**PROBLEM TO SOLVE**
Every entry should be repeated exactly. Omit the pictures.

**SUPPLIED DATA**
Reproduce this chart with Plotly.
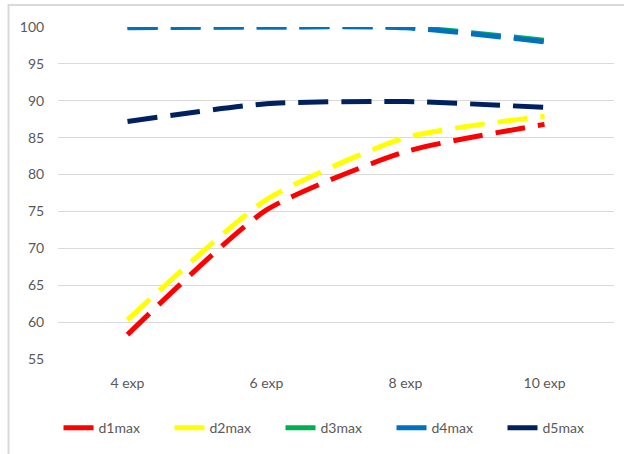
import plotly.graph_objects as go

# Experiment counts on the x axis
categories = ["4 exp", "6 exp", "8 exp", "10 exp"]

# Maximum scores per series
d1max = [58.3, 75.2, 83.1, 86.8]
d2max = [60.3, 76.6, 85.0, 87.9]
d3max = [100.0, 100.0, 100.0, 98.2]
d4max = [99.9, 100.0, 99.9, 98.0]
d5max = [87.2, 89.6, 89.9, 89.1]

series_names = ["d1max", "d2max", "d3max", "d4max", "d5max"]
series_values = [d1max, d2max, d3max, d4max, d5max]
series_colors = ["#FF0000", "#FFFF00", "#00B050", "#0070C0", "#002060"]

y_ticks = [55, 60, 65, 70, 75, 80, 85, 90, 95, 100]

FONT = "Lato, Roboto, sans-serif"
TEXT_COLOR = "#595959"

fig = go.Figure()
for name, vals, color in zip(series_names, series_values, series_colors):
    fig.add_trace(go.Scatter(
        x=categories,
        y=vals,
        name=name,
        mode="lines",
        line=dict(color=color, width=5, dash="30px,13px", shape="spline", smoothing=0.6),
    ))

fig.update_layout(
    width=624,
    height=454,
    margin=dict(l=58, r=10, t=27, b=95),
    paper_bgcolor="white",
    plot_bgcolor="white",
    font=dict(family=FONT, size=14, color=TEXT_COLOR),
    showlegend=True,
    legend=dict(
        orientation="h",
        x=0.5,
        xanchor="center",
        y=-0.208,
        yanchor="middle",
        font=dict(family=FONT, size=14, color=TEXT_COLOR),
        entrywidth=66,
        entrywidthmode="pixels",
        itemwidth=30,
    ),
    xaxis=dict(
        type="category",
        range=[-0.5, 3.5],
        showgrid=False,
        showline=False,
        zeroline=False,
        ticks="outside",
        ticklen=11,
        tickcolor="rgba(0,0,0,0)",
        tickfont=dict(family=FONT, size=14, color=TEXT_COLOR),
    ),
    yaxis=dict(
        range=[55, 100],
        tickvals=y_ticks,
        showgrid=True,
        gridcolor="#D9D9D9",
        gridwidth=1,
        showline=False,
        zeroline=False,
        ticks="outside",
        ticklen=10,
        tickcolor="rgba(0,0,0,0)",
        tickfont=dict(family=FONT, size=14, color=TEXT_COLOR),
    ),
    shapes=[
        # chart frame, open to the right and bottom
        dict(type="rect", xref="paper", yref="paper",
             x0=-0.089, x1=1.06, y0=-0.5, y1=1.066,
             line=dict(color="#D9D9D9", width=2), fillcolor="rgba(0,0,0,0)",
             layer="below"),
    ],
)

fig.write_html("out.html")
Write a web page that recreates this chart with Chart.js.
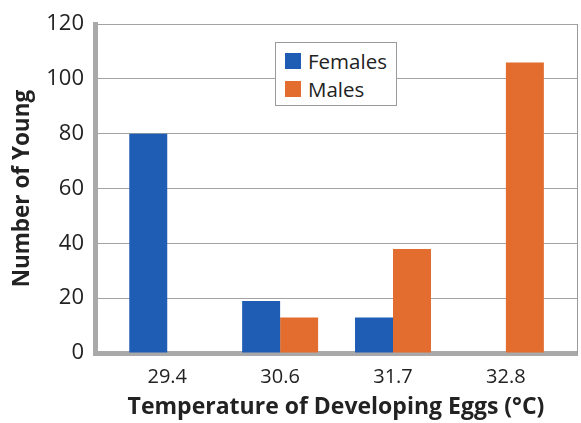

**SOLUTION FOR THIS TASK**
Reproduce this chart with Plotly.
import plotly.graph_objects as go

# Experiment counts on the x axis
categories = ["4 exp", "6 exp", "8 exp", "10 exp"]

# Maximum scores per series
d1max = [58.3, 75.2, 83.1, 86.8]
d2max = [60.3, 76.6, 85.0, 87.9]
d3max = [100.0, 100.0, 100.0, 98.2]
d4max = [99.9, 100.0, 99.9, 98.0]
d5max = [87.2, 89.6, 89.9, 89.1]

series_names = ["d1max", "d2max", "d3max", "d4max", "d5max"]
series_values = [d1max, d2max, d3max, d4max, d5max]
series_colors = ["#FF0000", "#FFFF00", "#00B050", "#0070C0", "#002060"]

y_ticks = [55, 60, 65, 70, 75, 80, 85, 90, 95, 100]

FONT = "Lato, Roboto, sans-serif"
TEXT_COLOR = "#595959"

fig = go.Figure()
for name, vals, color in zip(series_names, series_values, series_colors):
    fig.add_trace(go.Scatter(
        x=categories,
        y=vals,
        name=name,
        mode="lines",
        line=dict(color=color, width=5, dash="30px,13px", shape="spline", smoothing=0.6),
    ))

fig.update_layout(
    width=624,
    height=454,
    margin=dict(l=58, r=10, t=27, b=95),
    paper_bgcolor="white",
    plot_bgcolor="white",
    font=dict(family=FONT, size=14, color=TEXT_COLOR),
    showlegend=True,
    legend=dict(
        orientation="h",
        x=0.5,
        xanchor="center",
        y=-0.208,
        yanchor="middle",
        font=dict(family=FONT, size=14, color=TEXT_COLOR),
        entrywidth=66,
        entrywidthmode="pixels",
        itemwidth=30,
    ),
    xaxis=dict(
        type="category",
        range=[-0.5, 3.5],
        showgrid=False,
        showline=False,
        zeroline=False,
        ticks="outside",
        ticklen=11,
        tickcolor="rgba(0,0,0,0)",
        tickfont=dict(family=FONT, size=14, color=TEXT_COLOR),
    ),
    yaxis=dict(
        range=[55, 100],
        tickvals=y_ticks,
        showgrid=True,
        gridcolor="#D9D9D9",
        gridwidth=1,
        showline=False,
        zeroline=False,
        ticks="outside",
        ticklen=10,
        tickcolor="rgba(0,0,0,0)",
        tickfont=dict(family=FONT, size=14, color=TEXT_COLOR),
    ),
    shapes=[
        # chart frame, open to the right and bottom
        dict(type="rect", xref="paper", yref="paper",
             x0=-0.089, x1=1.06, y0=-0.5, y1=1.066,
             line=dict(color="#D9D9D9", width=2), fillcolor="rgba(0,0,0,0)",
             layer="below"),
    ],
)

fig.write_html("out.html")
Write a web page that recreates this chart with Chart.js.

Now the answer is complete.